Global markets turned cautious to start the week as renewed trade tensions and tariff threats from the U.S. pressured risk sentiment. The S&P 500 and Dow Jones ended their multi-session winning streaks, while Nasdaq lagged on tech weakness. In contrast, European equities extended their gains, showing resilience despite global uncertainty. Asian markets remained closed due to holidays, while commodities saw mixed moves. Investors remain focused on this week’s central bank updates and key economic data.
United States
Equities:
The S&P 500 fell 0.6%, the Dow Jones slipped 0.2%, and the Nasdaq dropped 0.7%, led by losses in tech stocks. Renewed U.S. tariff rhetoric on imports fueled risk-off sentiment and profit-taking after the recent rally.
Bonds:
U.S. Treasury yields moved higher, with the 10-year rising to 4.35%, reflecting inflation concerns and caution ahead of the Fed meeting later this week.
Currency:
The U.S. Dollar Index gained 0.18%, approaching the 100.00 level, supported by haven demand and expectations of continued policy divergence.
Eurozone
Equities:
European stocks continued to rally, with the STOXX 600 marking its longest winning streak since 2021. Investor appetite was driven by strong earnings and relative insulation from U.S. trade tensions.
Bonds:
German 10-year bund yields climbed to 2.90%, following a hawkish tone from ECB members and anticipation of additional fiscal measures in core economies.
Currency:
The euro held steady around 1.1310 against the dollar, showing limited volatility amid stable regional macro conditions.
United Kingdom
Equities:
UK markets were closed due to a public holiday.

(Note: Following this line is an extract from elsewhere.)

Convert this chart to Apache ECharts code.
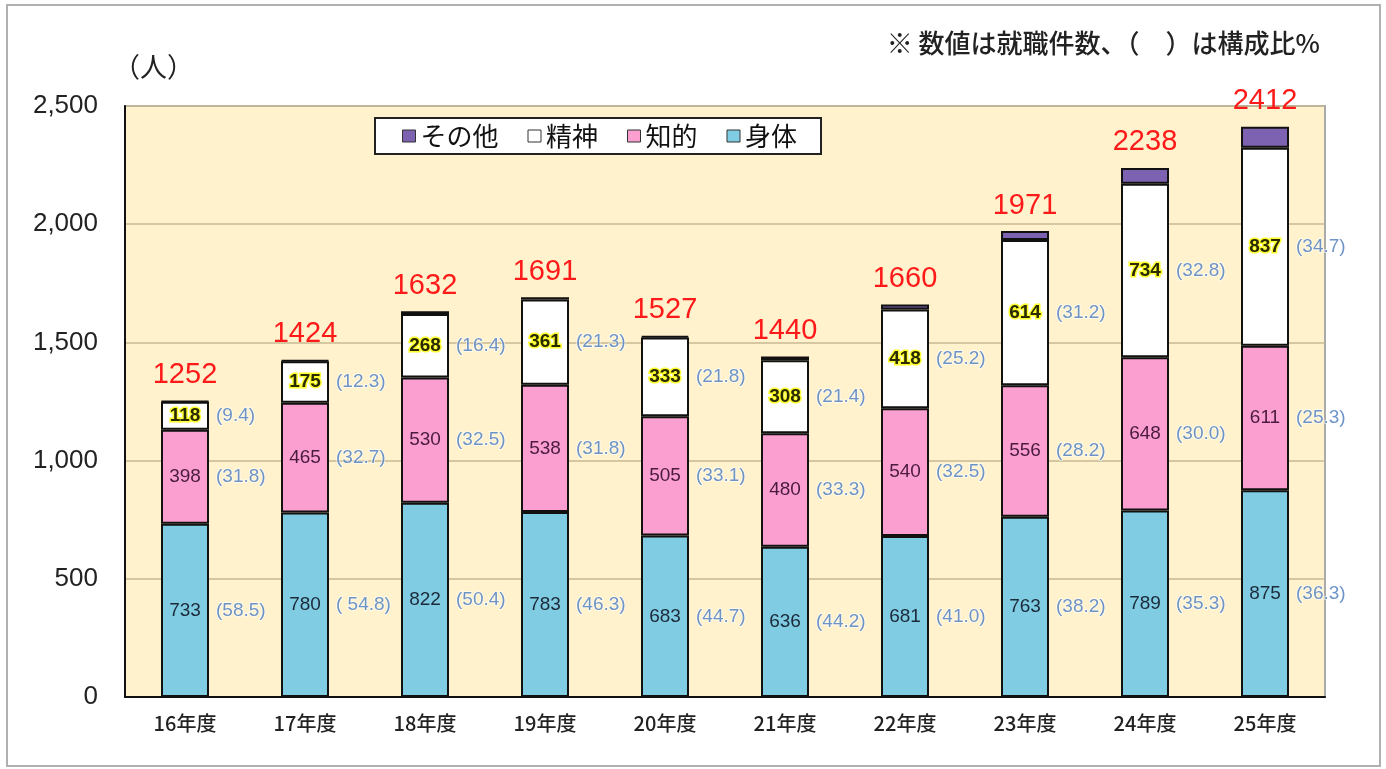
<!DOCTYPE html>
<html>
<head>
<meta charset="utf-8">
<script src="https://cdn.jsdelivr.net/npm/echarts@6/dist/echarts.min.js"></script>
<style>html,body{margin:0;padding:0;background:#fff;}#c{width:1386px;height:769px;}</style>
</head>
<body>
<div id="c"></div>
<script>
const categories = ['16年度','17年度','18年度','19年度','20年度','21年度','22年度','23年度','24年度','25年度'];
const shintai = [733, 780, 822, 783, 683, 636, 681, 763, 789, 875];
const chiteki = [398, 465, 530, 538, 505, 480, 540, 556, 648, 611];
const seishin = [118, 175, 268, 361, 333, 308, 418, 614, 734, 837];
const sonota  = [3, 4, 12, 9, 6, 16, 21, 38, 67, 89];
const totals  = [1252, 1424, 1632, 1691, 1527, 1440, 1660, 1971, 2238, 2412];
const pctShintai = ['(58.5)','( 54.8)','(50.4)','(46.3)','(44.7)','(44.2)','(41.0)','(38.2)','(35.3)','(36.3)'];
const pctChiteki = ['(31.8)','(32.7)','(32.5)','(31.8)','(33.1)','(33.3)','(32.5)','(28.2)','(30.0)','(25.3)'];
const pctSeishin = ['(9.4)','(12.3)','(16.4)','(21.3)','(21.8)','(21.4)','(25.2)','(31.2)','(32.8)','(34.7)'];
const yTicks = [0, 500, 1000, 1500, 2000, 2500];

const FONT = '"Liberation Sans","Noto Sans CJK JP",sans-serif';
const JP = '"Noto Sans CJK JP",sans-serif';
const BAR_W = 48;

const midShintai = shintai.map((v, i) => [i, v / 2]);
const midChiteki = chiteki.map((v, i) => [i, shintai[i] + v / 2]);
const midSeishin = seishin.map((v, i) => [i, shintai[i] + chiteki[i] + v / 2]);

function pctSeries(data, texts) {
  return {
    type: 'scatter', data: data, symbol: 'rect', symbolSize: [BAR_W, 1],
    itemStyle: { color: 'rgba(0,0,0,0)' }, silent: true, z: 5,
    label: {
      show: true, position: 'right', distance: 7,
      formatter: p => texts[p.dataIndex],
      fontFamily: FONT, fontSize: 19, color: '#4a7bbd',
      textBorderColor: 'rgba(255,255,255,0.7)', textBorderWidth: 2
    }
  };
}

const barBase = { type: 'bar', stack: 'all', barWidth: BAR_W, itemStyle: { borderColor: '#111', borderWidth: 2 } };

const chart = echarts.init(document.getElementById('c'));
chart.setOption({
  animation: false,
  backgroundColor: '#fff',
  graphic: [
    { type: 'rect', shape: { x: 7, y: 5, width: 1373, height: 761 }, style: { fill: 'none', stroke: '#b0b0b0', lineWidth: 2 }, z: -10 },
    { type: 'text', left: 113, top: 53, style: { text: '（人）', font: '27px ' + JP, fill: '#222' } },
    { type: 'text', right: 66, top: 30, style: { text: '※ 数値は就職件数、（　）は構成比%', font: '500 26px ' + JP, fill: '#222' } }
  ],
  legend: {
    data: ['その他', '精神', '知的', '身体'],
    left: 375, top: 118,
    orient: 'horizontal',
    backgroundColor: '#fff', borderColor: '#222', borderWidth: 2,
    padding: [5, 24, 5, 27], itemGap: 29, itemWidth: 13, itemHeight: 12,
    icon: 'rect',
    itemStyle: { borderColor: '#333', borderWidth: 1 },
    textStyle: { fontFamily: JP, fontSize: 26, color: '#111' }
  },
  grid: {
    left: 125, right: 61, top: 106, bottom: 72, show: true,
    backgroundColor: '#fff2cc', borderColor: '#aaa', borderWidth: 2
  },
  xAxis: {
    type: 'category', data: categories,
    axisLine: { show: true, lineStyle: { color: '#111', width: 2 } },
    axisTick: { show: false },
    axisLabel: { fontFamily: JP, fontSize: 20, fontWeight: 500, color: '#222', margin: 16 }
  },
  yAxis: {
    type: 'value', min: 0, max: 2500, interval: 500,
    axisLine: { show: true, lineStyle: { color: '#111', width: 2 } },
    axisTick: { show: false },
    splitLine: { lineStyle: { color: '#c6b995', width: 1.5 } },
    axisLabel: {
      fontFamily: FONT, fontSize: 26, color: '#222', margin: 27,
      formatter: v => yTicks.indexOf(v) >= 0 ? v.toLocaleString('en-US') : ''
    }
  },
  series: [
    Object.assign({}, barBase, {
      name: '身体', data: shintai,
      itemStyle: { color: '#80cce2', borderColor: '#111', borderWidth: 2 },
      label: { show: true, position: 'inside', fontFamily: FONT, fontSize: 19, color: '#1b2a3a' }
    }),
    Object.assign({}, barBase, {
      name: '知的', data: chiteki,
      itemStyle: { color: '#fa9fd0', borderColor: '#111', borderWidth: 2 },
      label: { show: true, position: 'inside', fontFamily: FONT, fontSize: 19, color: '#4a1a40' }
    }),
    Object.assign({}, barBase, {
      name: '精神', data: seishin,
      itemStyle: { color: '#ffffff', borderColor: '#111', borderWidth: 2 },
      label: { show: true, position: 'inside', fontFamily: FONT, fontSize: 19, fontWeight: 'bold', color: '#2a2a00', textBorderColor: '#ffff30', textBorderWidth: 3 }
    }),
    Object.assign({}, barBase, {
      name: 'その他', data: sonota,
      itemStyle: { color: '#7c62b0', borderColor: '#111', borderWidth: 2 },
      label: { show: true, position: 'top', distance: 11, formatter: p => String(totals[p.dataIndex]), fontFamily: FONT, fontSize: 29, color: '#ff1a1a' }
    }),
    pctSeries(midShintai, pctShintai),
    pctSeries(midChiteki, pctChiteki),
    pctSeries(midSeishin, pctSeishin)
  ]
});
</script>
</body>
</html>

The FTSE 100 will resume trading today, with investor focus on Thursday’s Bank of England rate decision.
Bonds:
The 10-year gilt yield last traded near 4.52%, with expectations of one final BoE rate hike lingering.
Currency:
Sterling traded around 1.3289 against the dollar in quiet holiday-thinned conditions.
China
Equities, Bonds, and Currency:
Mainland Chinese markets were closed for a public holiday. The onshore yuan remained stable around 7.27 per dollar, with minimal offshore activity.
Japan
Equities, Bonds, and Currency:
Japan was also closed for a public holiday. The yen traded quietly near 143.70 per dollar amid thin liquidity.
EMEA
Equities:
Central European and Middle Eastern markets posted mixed performance. South African equities fell modestly while Turkish equities gained on easing inflation expectations.
Bonds:
Yields in Hungary, Poland, and South Africa moved slightly higher, with traders awaiting regional CPI figures later in the week.
Currency:
EMEA FX traded range-bound; the Turkish lira and South African rand showed mild strength against the dollar, while the Hungarian forint was little changed.
Commodities & Cryptocurrencies
Commodities:
- Oil: U.S. crude fell to a four-year low amid oversupply concerns and slower demand expectations. OPEC+ production signals are being closely watched.
- Gold: Gold held steady above $2,300, supported by geopolitical risks and as a hedge amid equity weakness.
Cryptocurrencies:
- Bitcoin: Hovered near $62,000 with little volatility. Traders await fresh institutional inflows following recent ETF approvals.
- Ethereum: Traded sideways just above $3,000, consolidating gains from last week’s rally.
Top Performing Assets – May 5, 2025
- STOXX 600 Index: Extended gains for a ninth session in a row.
- U.S. Dollar Index (DXY): Up 0.18% on safe-haven flows.
- Gold: Held firm despite dollar strength and higher yields.